Santiago has amazing shopping for sustainable tourists. Instead of heading to the mall, check out the local markets and plazas. You’ll encounter artisan goods, great thrifted finds, and hand made souvenirs.
There are numerous things to experience within an hour of Santiago, like hiking and wine tasting. Choosing local guides will give you a more personal and impactful experience.
There are many sustainable transportation options in Santiago. Santiago is very walkable, and has an incredible metro system. If you’re taking trips outside of the center, or to the airport, hire a local driver.
Uber is also a great choice. It’s not government approved, but it’s widely available throughout Santiago. If you’re ordering an Uber, sit in the front seat to protect the driver.

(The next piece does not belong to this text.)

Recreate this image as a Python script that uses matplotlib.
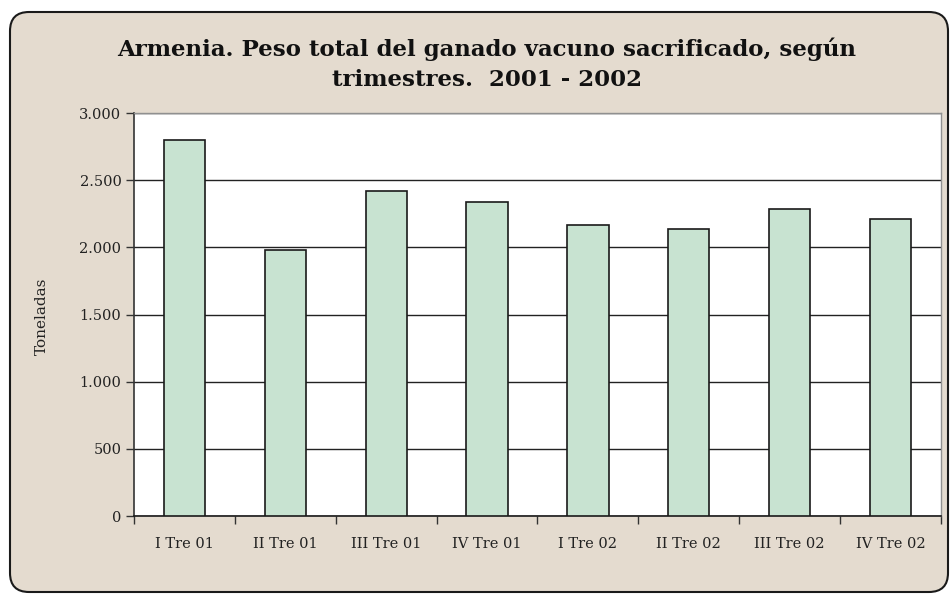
import matplotlib
matplotlib.use("Agg")
import matplotlib.pyplot as plt
from matplotlib.patches import FancyBboxPatch

categories = ["I Tre 01", "II Tre 01", "III Tre 01", "IV Tre 01",
              "I Tre 02", "II Tre 02", "III Tre 02", "IV Tre 02"]
values = [2800, 1980, 2418, 2334, 2163, 2134, 2288, 2209]
yticks = [0, 500, 1000, 1500, 2000, 2500, 3000]
ytick_labels = ["0", "500", "1.000", "1.500", "2.000", "2.500", "3.000"]
title = "Armenia. Peso total del ganado vacuno sacrificado, según\ntrimestres.  2001 - 2002"
ylabel = "Toneladas"

W, H = 953, 594
fig = plt.figure(figsize=(W / 100, H / 100), dpi=100)
fig.patch.set_facecolor("white")

# rounded frame
frame = FancyBboxPatch((10 / W, 2 / H), (938 / W), (580 / H),
                       boxstyle="round,pad=0,rounding_size=0.02",
                       transform=fig.transFigure, facecolor="#e4dbcf",
                       edgecolor="#1a1a1a", linewidth=1.5, zorder=-5,
                       mutation_aspect=W / H)
fig.patches.append(frame)

tick_font = dict(family="DejaVu Serif", fontsize=10.5, color="#222222")

ax = fig.add_axes([134 / W, (H - 516) / H, (941 - 134) / W, (516 - 113) / H])
ax.set_zorder(2)
ax.set_facecolor("white")
x = list(range(len(categories)))
ax.bar(x, values, width=0.41, color="#c8e3d1", edgecolor="#1a1a1a",
       linewidth=1.2, zorder=3)
ax.set_xlim(-0.5, len(categories) - 0.5)
ax.set_ylim(0, 3000)
ax.set_yticks(yticks)
ax.set_yticklabels(ytick_labels, **tick_font)
ax.yaxis.grid(True, color="#222222", linewidth=1.0, zorder=1)
ax.set_axisbelow(True)
ax.set_xticks(x)
ax.set_xticklabels(categories, **tick_font)
ax.tick_params(axis="x", length=0, pad=15)
ax.set_xticks([i - 0.5 for i in range(len(categories) + 1)], minor=True)
ax.tick_params(axis="x", which="minor", length=6, width=1, color="#333333", direction="out")
ax.tick_params(axis="y", length=6, width=1, color="#333333", direction="out", pad=3)
for s in ["top", "right"]:
    ax.spines[s].set_color("#909090")
    ax.spines[s].set_linewidth(1.0)
ax.spines["left"].set_color("#333333")
ax.spines["left"].set_linewidth(1.2)
ax.spines["bottom"].set_color("#1a1a1a")
ax.spines["bottom"].set_linewidth(1.2)

fig.text(487 / W, 1 - 64 / H, title, ha="center", va="center",
         family="DejaVu Serif", fontweight="bold", fontsize=16.5,
         linespacing=1.45, color="#111111", zorder=3)
fig.text(42 / W, 1 - 316 / H, ylabel, rotation=90, ha="center", va="center",
         family="DejaVu Serif", fontsize=11, color="#222222", zorder=3)

fig.savefig("out.png", dpi=100)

Finally, prioritize supporting the Mapuche, the indigenous community in Santiago. The Mapuche have been largely oppressed throughout history. You can find Mapuche run cooking classes, weaving classes, or visit a nearby ruka.
Where to Stay in Santiago, Chile
It’s important to stay at locally-owned accommodations while in Santiago. If you can, book a green hotel. Finding accommodations near the center of this huge city will help you navigate the sheer number of incredible things to do in Santiago, Chile. I highly recommend the Barrio Italia neighborhood. It’s off the main tourist track, but close enough to walk to the main attractions. You’ll find great thrift shops, family-run restaurants, hip bars, and fewer tourists.

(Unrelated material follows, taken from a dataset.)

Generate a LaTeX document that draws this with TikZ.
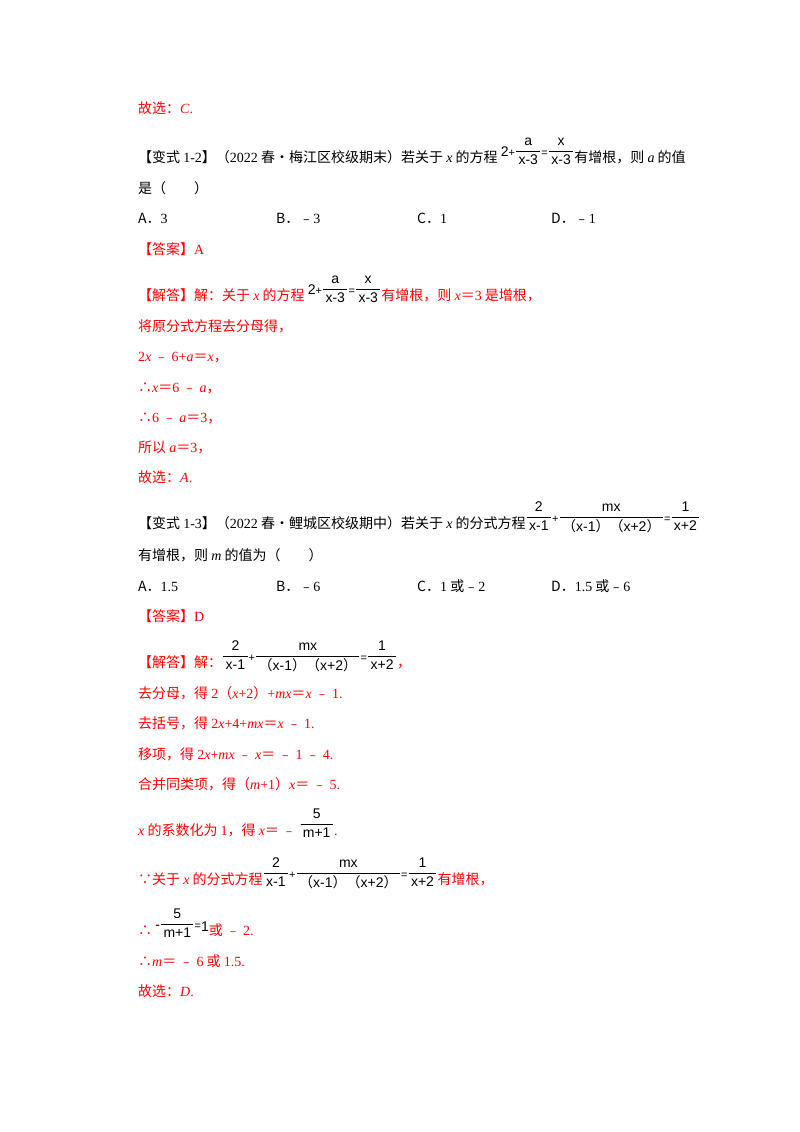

If you’re looking to stay even closer to the centro, Lastarria is a great choice. This barrio gets slightly fewer visitors than the tourist hotspot that is Bellavista. Choosing Lastarria, or accommodations just outside of Bellavista, will help support local owners who don’t see as many travelers, and the experience is just as spectacular
In general, all of these barrios are wonderful areas to explore and offer so many things to do in Santiago, Chile.
Things to do in Santiago, Chile to Support the Chilean People
Below are my favorite things to do in Santiago, Chile. These are great sustainable travel activities and allow you to learn from, and best support, the locals.
- Take a Feminist or LGBTQ Tour with Tours with Meaning.
- Shop and eat your way through La Vega Central and Mercado Central.
- Day trip to family-run wineries with a local driver.
- Trek throughout the Andes Mountains with a local tour guide.
- Hike Cerro San Cristobal and support the vendors at the top. They serve the best mote con heusillo in town.
- See local shows, music, dance, or art at places like La Peña del Nano Parra, Santo Remedio and GAM.
- Support the Mapuche people- take a Mapuche-run tour to visit a local ruka.
- Learn important Chilean History at the Museum of Memory + Human rights.
- Literature is very important to Chileans. Visit one of the many library cafes, Pablo Neruda’s home, an independent bookstore and the Biblioteca Nacional.
- Shop and thrift your way through Persa Bio Bio, a massive flea market, and the Barrio Italia and Patronato neighborhoods.
- Explore any of the many parks in the city. Check out the food stands and markets that surround them.
- Experience the local culture, bustling city center, and complex Chilean history at Plaza De Armas.